Given data:

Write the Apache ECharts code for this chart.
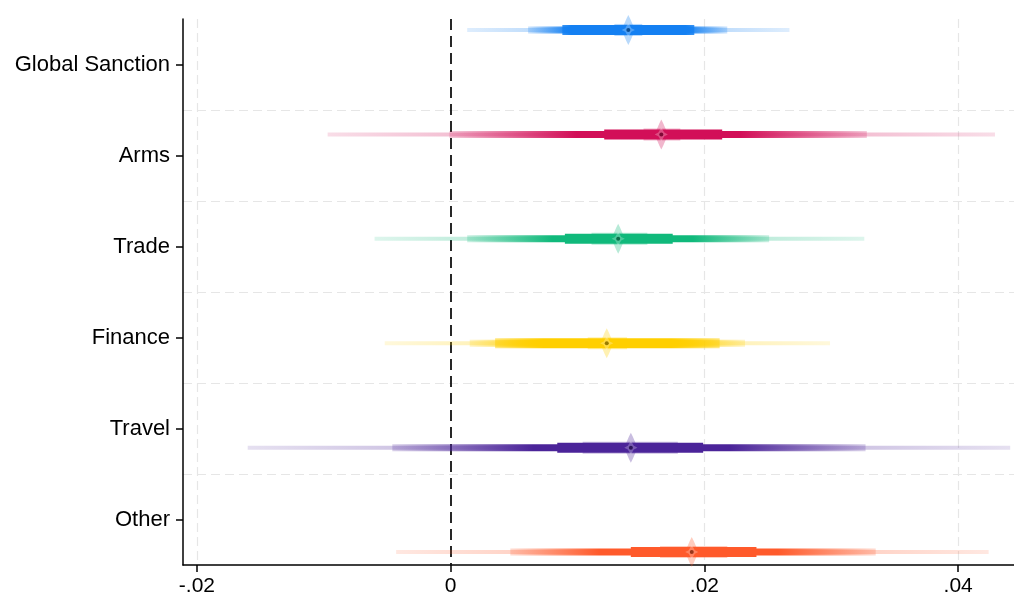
<!DOCTYPE html>
<html>
<head>
<meta charset="utf-8">
<script src="https://cdn.jsdelivr.net/npm/echarts@6/dist/echarts.min.js"></script>
<style>
  html, body { margin: 0; padding: 0; background: #fff; }
  #main { width: 1014px; height: 597px; }
</style>
</head>
<body>
<div id="main"></div>
<script>
// 各类制裁的系数与置信区间
const categories = ['Global Sanction', 'Arms', 'Trade', 'Finance', 'Travel', 'Other']
const estimate = [0.0140, 0.0166, 0.0132, 0.0123, 0.0142, 0.0190]
// 最外层（最浅）
const outerLo = [0.0013, -0.0097, -0.0060, -0.0052, -0.0160, -0.0043]
const outerHi = [0.0267, 0.0429, 0.0326, 0.0299, 0.0441, 0.0424]
// 中层（渐变）
const midLo = [0.0061, -0.0001, 0.0013, 0.0015, -0.0046, 0.0047]
const midHi = [0.0218, 0.0328, 0.0251, 0.0232, 0.0327, 0.0335]
// 颜色变为实色的区间
const solidLo = [0.0095, 0.0099, 0.0080, 0.0073, 0.0065, 0.0117]
const solidHi = [0.0185, 0.0228, 0.0191, 0.0174, 0.0220, 0.0258]
// 粗带
const thickLo = [0.0088, 0.0121, 0.0090, 0.0035, 0.0084, 0.0142]
const thickHi = [0.0192, 0.0214, 0.0175, 0.0212, 0.0199, 0.0241]
// 最内层
const innerLo = [0.0129, 0.0152, 0.0111, 0.0108, 0.0104, 0.0165]
const innerHi = [0.0151, 0.0181, 0.0155, 0.0139, 0.0179, 0.0218]
const xTicks = [-0.02, 0, 0.02, 0.04]

const colors = ['#1480f2', '#d20f58', '#10b97b', '#ffcf00', '#4b2499', '#ff5a2b']

function rgba(hex, a, dark) {
  const n = parseInt(hex.slice(1), 16)
  const k = dark || 1
  return 'rgba(' + Math.round((n >> 16) * k) + ',' + Math.round(((n >> 8) & 255) * k) + ',' + Math.round((n & 255) * k) + ',' + a + ')'
}

const rows = categories.map((c, i) => [
  i + 1, estimate[i], outerLo[i], outerHi[i], midLo[i], midHi[i],
  solidLo[i], solidHi[i], thickLo[i], thickHi[i], innerLo[i], innerHi[i]
])

function renderItem(params, api) {
  const i = params.dataIndex
  const c = colors[i]
  const pos = api.value(0)
  const y = api.coord([0, pos])[1]
  const px = v => api.coord([v, pos])[0]
  const band = (lo, hi, h, fill) => ({
    type: 'rect',
    shape: { x: px(lo), y: y - h / 2, width: px(hi) - px(lo), height: h },
    style: { fill: fill }
  })
  // 渐变：两端浅，中间实色
  const x0 = px(api.value(4)), x1 = px(api.value(5))
  let s1 = (px(api.value(6)) - x0) / (x1 - x0)
  let s2 = (px(api.value(7)) - x0) / (x1 - x0)
  s1 = Math.min(Math.max(s1, 0.01), 0.98)
  s2 = Math.min(Math.max(s2, s1 + 0.01), 0.99)
  const grad = new echarts.graphic.LinearGradient(x0, 0, x1, 0, [
    { offset: 0, color: rgba(c, 0.22) },
    { offset: s1, color: rgba(c, 1) },
    { offset: s2, color: rgba(c, 1) },
    { offset: 1, color: rgba(c, 0.22) }
  ], true)
  const ox0 = px(api.value(2)), ox1 = px(api.value(3))
  const outerGrad = new echarts.graphic.LinearGradient(ox0, 0, ox1, 0, [
    { offset: 0, color: rgba(c, 0.14) },
    { offset: (x0 - ox0) / (ox1 - ox0), color: rgba(c, 0.26) },
    { offset: (x1 - ox0) / (ox1 - ox0), color: rgba(c, 0.26) },
    { offset: 1, color: rgba(c, 0.14) }
  ], true)
  const ex = px(api.value(1))
  const spike = [[-11, 0], [-5, -4], [-2, -11], [0, -15], [2, -11], [5, -4], [11, 0],
    [5, 4], [2, 11], [0, 15], [-2, 11], [-5, 4]].map(p => [ex + p[0], y + p[1]])
  return {
    type: 'group',
    children: [
      band(api.value(2), api.value(3), 4, outerGrad),
      band(api.value(4), api.value(5), 7, grad),
      band(api.value(10), api.value(11), 12, rgba(c, 0.3)),
      { type: 'polygon', shape: { points: spike }, style: { fill: rgba(c, 0.3) } },
      band(api.value(8), api.value(9), 10, grad),
      { type: 'polygon', shape: { points: spike.map(p => [ex + (p[0] - ex) * 0.6, y + (p[1] - y) * 0.45]) }, style: { fill: 'rgba(255,255,255,0.25)' } },
      { type: 'circle', shape: { cx: ex, cy: y, r: 2 }, style: { fill: rgba(c, 1, 0.6) } }
    ]
  }
}

const myChart = echarts.init(document.getElementById('main'), null, { renderer: 'canvas' })

const option = {
  animation: false,
  backgroundColor: '#fff',
  grid: { left: 183, right: 0, top: 19, bottom: 31, containLabel: false },
  xAxis: {
    type: 'value',
    min: -0.0211,
    max: 0.0444,
    axisLine: { show: true, onZero: false, lineStyle: { color: '#000', width: 1.5 } },
    axisTick: { show: true, length: 7, customValues: xTicks, lineStyle: { color: '#000', width: 1.5 } },
    axisLabel: {
      customValues: xTicks,
      margin: 11,
      fontFamily: 'Liberation Sans',
      fontSize: 21,
      color: '#000',
      formatter: v => v === 0 ? '0' : (v < 0 ? '-' : '') + String(Math.abs(v)).replace(/^0/, '')
    },
    splitLine: { show: false }
  },
  yAxis: [{
    type: 'category',
    data: categories,
    inverse: true,
    position: 'left',
    axisLine: { show: true, onZero: false, lineStyle: { color: '#000', width: 1.5 } },
    axisTick: { show: true, alignWithLabel: true, length: 7, lineStyle: { color: '#000', width: 1.5 } },
    axisLabel: { margin: 13, fontFamily: 'Liberation Sans', fontSize: 22, color: '#000' },
    splitLine: { show: true, showMinLine: false, showMaxLine: false, lineStyle: { color: '#e6e6e6', type: [9, 5], width: 1.2 } }
  }, {
    type: 'value',
    inverse: true,
    min: 0.895,
    max: 6.124,
    show: false,
    splitLine: { show: false }
  }],
  series: [{
    type: 'line',
    data: [],
    silent: true,
    z: 1,
    markLine: {
      silent: true,
      symbol: 'none',
      label: { show: false },
      lineStyle: { color: '#e6e6e6', type: [9, 5], width: 1.2 },
      data: [{ xAxis: -0.02 }, { xAxis: 0.02 }, { xAxis: 0.04 },
        { xAxis: 0, lineStyle: { color: '#111', type: [11, 6], width: 1.8 } }]
    }
  }, {
    type: 'custom',
    yAxisIndex: 1,
    z: 5,
    renderItem: renderItem,
    encode: { x: [1, 2, 3], y: 0 },
    data: rows
  }]
}

myChart.setOption(option)
</script>
</body>
</html>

Goal:
Repeat the material above in full and exactly, apart from the pictures.

Task response:
Write the Apache ECharts code for this chart.
<!DOCTYPE html>
<html>
<head>
<meta charset="utf-8">
<script src="https://cdn.jsdelivr.net/npm/echarts@6/dist/echarts.min.js"></script>
<style>
  html, body { margin: 0; padding: 0; background: #fff; }
  #main { width: 1014px; height: 597px; }
</style>
</head>
<body>
<div id="main"></div>
<script>
// 各类制裁的系数与置信区间
const categories = ['Global Sanction', 'Arms', 'Trade', 'Finance', 'Travel', 'Other']
const estimate = [0.0140, 0.0166, 0.0132, 0.0123, 0.0142, 0.0190]
// 最外层（最浅）
const outerLo = [0.0013, -0.0097, -0.0060, -0.0052, -0.0160, -0.0043]
const outerHi = [0.0267, 0.0429, 0.0326, 0.0299, 0.0441, 0.0424]
// 中层（渐变）
const midLo = [0.0061, -0.0001, 0.0013, 0.0015, -0.0046, 0.0047]
const midHi = [0.0218, 0.0328, 0.0251, 0.0232, 0.0327, 0.0335]
// 颜色变为实色的区间
const solidLo = [0.0095, 0.0099, 0.0080, 0.0073, 0.0065, 0.0117]
const solidHi = [0.0185, 0.0228, 0.0191, 0.0174, 0.0220, 0.0258]
// 粗带
const thickLo = [0.0088, 0.0121, 0.0090, 0.0035, 0.0084, 0.0142]
const thickHi = [0.0192, 0.0214, 0.0175, 0.0212, 0.0199, 0.0241]
// 最内层
const innerLo = [0.0129, 0.0152, 0.0111, 0.0108, 0.0104, 0.0165]
const innerHi = [0.0151, 0.0181, 0.0155, 0.0139, 0.0179, 0.0218]
const xTicks = [-0.02, 0, 0.02, 0.04]

const colors = ['#1480f2', '#d20f58', '#10b97b', '#ffcf00', '#4b2499', '#ff5a2b']

function rgba(hex, a, dark) {
  const n = parseInt(hex.slice(1), 16)
  const k = dark || 1
  return 'rgba(' + Math.round((n >> 16) * k) + ',' + Math.round(((n >> 8) & 255) * k) + ',' + Math.round((n & 255) * k) + ',' + a + ')'
}

const rows = categories.map((c, i) => [
  i + 1, estimate[i], outerLo[i], outerHi[i], midLo[i], midHi[i],
  solidLo[i], solidHi[i], thickLo[i], thickHi[i], innerLo[i], innerHi[i]
])

function renderItem(params, api) {
  const i = params.dataIndex
  const c = colors[i]
  const pos = api.value(0)
  const y = api.coord([0, pos])[1]
  const px = v => api.coord([v, pos])[0]
  const band = (lo, hi, h, fill) => ({
    type: 'rect',
    shape: { x: px(lo), y: y - h / 2, width: px(hi) - px(lo), height: h },
    style: { fill: fill }
  })
  // 渐变：两端浅，中间实色
  const x0 = px(api.value(4)), x1 = px(api.value(5))
  let s1 = (px(api.value(6)) - x0) / (x1 - x0)
  let s2 = (px(api.value(7)) - x0) / (x1 - x0)
  s1 = Math.min(Math.max(s1, 0.01), 0.98)
  s2 = Math.min(Math.max(s2, s1 + 0.01), 0.99)
  const grad = new echarts.graphic.LinearGradient(x0, 0, x1, 0, [
    { offset: 0, color: rgba(c, 0.22) },
    { offset: s1, color: rgba(c, 1) },
    { offset: s2, color: rgba(c, 1) },
    { offset: 1, color: rgba(c, 0.22) }
  ], true)
  const ox0 = px(api.value(2)), ox1 = px(api.value(3))
  const outerGrad = new echarts.graphic.LinearGradient(ox0, 0, ox1, 0, [
    { offset: 0, color: rgba(c, 0.14) },
    { offset: (x0 - ox0) / (ox1 - ox0), color: rgba(c, 0.26) },
    { offset: (x1 - ox0) / (ox1 - ox0), color: rgba(c, 0.26) },
    { offset: 1, color: rgba(c, 0.14) }
  ], true)
  const ex = px(api.value(1))
  const spike = [[-11, 0], [-5, -4], [-2, -11], [0, -15], [2, -11], [5, -4], [11, 0],
    [5, 4], [2, 11], [0, 15], [-2, 11], [-5, 4]].map(p => [ex + p[0], y + p[1]])
  return {
    type: 'group',
    children: [
      band(api.value(2), api.value(3), 4, outerGrad),
      band(api.value(4), api.value(5), 7, grad),
      band(api.value(10), api.value(11), 12, rgba(c, 0.3)),
      { type: 'polygon', shape: { points: spike }, style: { fill: rgba(c, 0.3) } },
      band(api.value(8), api.value(9), 10, grad),
      { type: 'polygon', shape: { points: spike.map(p => [ex + (p[0] - ex) * 0.6, y + (p[1] - y) * 0.45]) }, style: { fill: 'rgba(255,255,255,0.25)' } },
      { type: 'circle', shape: { cx: ex, cy: y, r: 2 }, style: { fill: rgba(c, 1, 0.6) } }
    ]
  }
}

const myChart = echarts.init(document.getElementById('main'), null, { renderer: 'canvas' })

const option = {
  animation: false,
  backgroundColor: '#fff',
  grid: { left: 183, right: 0, top: 19, bottom: 31, containLabel: false },
  xAxis: {
    type: 'value',
    min: -0.0211,
    max: 0.0444,
    axisLine: { show: true, onZero: false, lineStyle: { color: '#000', width: 1.5 } },
    axisTick: { show: true, length: 7, customValues: xTicks, lineStyle: { color: '#000', width: 1.5 } },
    axisLabel: {
      customValues: xTicks,
      margin: 11,
      fontFamily: 'Liberation Sans',
      fontSize: 21,
      color: '#000',
      formatter: v => v === 0 ? '0' : (v < 0 ? '-' : '') + String(Math.abs(v)).replace(/^0/, '')
    },
    splitLine: { show: false }
  },
  yAxis: [{
    type: 'category',
    data: categories,
    inverse: true,
    position: 'left',
    axisLine: { show: true, onZero: false, lineStyle: { color: '#000', width: 1.5 } },
    axisTick: { show: true, alignWithLabel: true, length: 7, lineStyle: { color: '#000', width: 1.5 } },
    axisLabel: { margin: 13, fontFamily: 'Liberation Sans', fontSize: 22, color: '#000' },
    splitLine: { show: true, showMinLine: false, showMaxLine: false, lineStyle: { color: '#e6e6e6', type: [9, 5], width: 1.2 } }
  }, {
    type: 'value',
    inverse: true,
    min: 0.895,
    max: 6.124,
    show: false,
    splitLine: { show: false }
  }],
  series: [{
    type: 'line',
    data: [],
    silent: true,
    z: 1,
    markLine: {
      silent: true,
      symbol: 'none',
      label: { show: false },
      lineStyle: { color: '#e6e6e6', type: [9, 5], width: 1.2 },
      data: [{ xAxis: -0.02 }, { xAxis: 0.02 }, { xAxis: 0.04 },
        { xAxis: 0, lineStyle: { color: '#111', type: [11, 6], width: 1.8 } }]
    }
  }, {
    type: 'custom',
    yAxisIndex: 1,
    z: 5,
    renderItem: renderItem,
    encode: { x: [1, 2, 3], y: 0 },
    data: rows
  }]
}

myChart.setOption(option)
</script>
</body>
</html>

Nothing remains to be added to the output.